The largest rise was reported in Caesars’ flagship Las Vegas operations, where revenue grew 234% annually to just over $1bn from a 2020 low of $304m.
Caesars Digital Q3 revenue soared by 146% to $96m, while the firm’s managed and branded operations enjoyed a 73% upsurge to $71m. Its regional operations reported a revenue increase of 46% year on year to $1.5bn.
Company net losses narrowed to $278m from a previous Q3 2020 high of $926m, while adjusted EBITDA rose to $882m from a prior 2020 figure of $375m.
Caesars CEO Tom Reeg said: “Our third quarter operating results reflect an all-time quarterly EBITDA record in our Las Vegas segment and a new third quarter EBITDA record for our regional segment.

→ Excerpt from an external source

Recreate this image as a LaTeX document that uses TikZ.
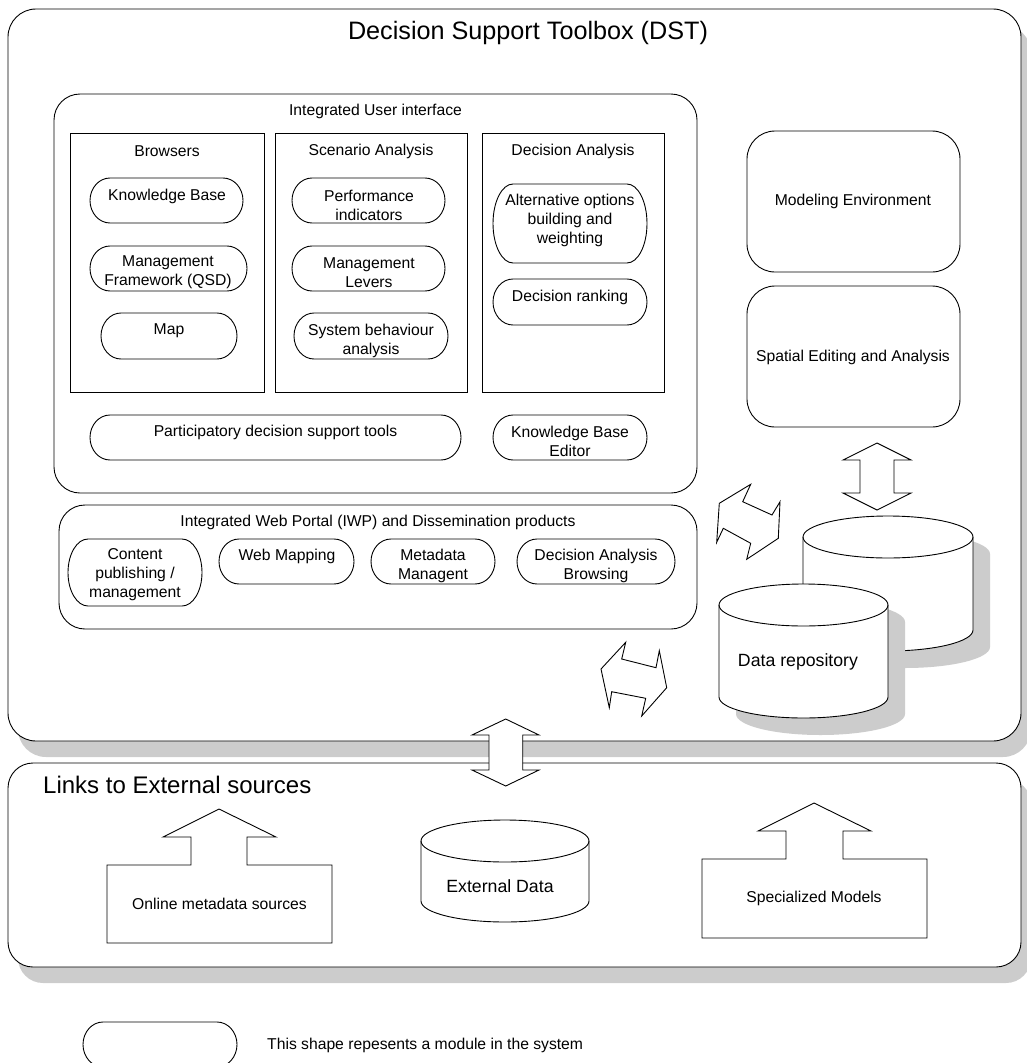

“We are encouraged by the early results from our rebranded Caesars Sportsbook launch and we are looking forward to launching additional states by year end and into 2022,” the Caesars CEO added.
Caesars has committed to spending $1bn in marketing on its fledgling sportsbook operations over the next two years, although Reeg conceded this target would be based on “success-based” customer acquisition.
In the firm’s Q3 conference call, Reeg said: “If we do worse than we’re expecting from a share perspective, I’d expect that the ultimate investment will be less.
“If we do better than we expected from a share perspective, I’d expect the ultimate investment to be more, but, obviously, the return will fall in both directions,” the Caesars CEO added.
As of September 2021, Caesars had $15.2bn in aggregate debt outstanding, with the firm targeting the sale of a Las Vegas strip property during 2022 as part of a program to balance its books.
Discussing this, Reeg cited 2022 as a year of “massive cashflow generation and deployment” for the company.
“We’ve got the William Hill non-US asset sale settling, the NeoGames sale, and we’ve got about $1.5bn of proceeds to deploy, the bulk of which will be coming in 2022,” Reeg explained.
“We’re generating in the bricks-and-mortar business something in the neighborhood of $2bn a year of free cashflow right now.
“We also think this is an opportune time to execute on our strategy of a strip asset sale, so you should expect us to put that in motion in the early part of 2022.
Addressing questions from analysts, Reeg continued: “You should expect the firm to be aggressive on the refinancing front in 2022 as well, which should dramatically lower our cost of debt and so if you add all of those up, we should have well in excess of $5bn of cash to deploy in 2022.
“Some of that will be spent in the digital business, some of that will be spent on capital projects that drive ROI in the portfolio, but the bulk will be used to pay down our debts,” he concluded.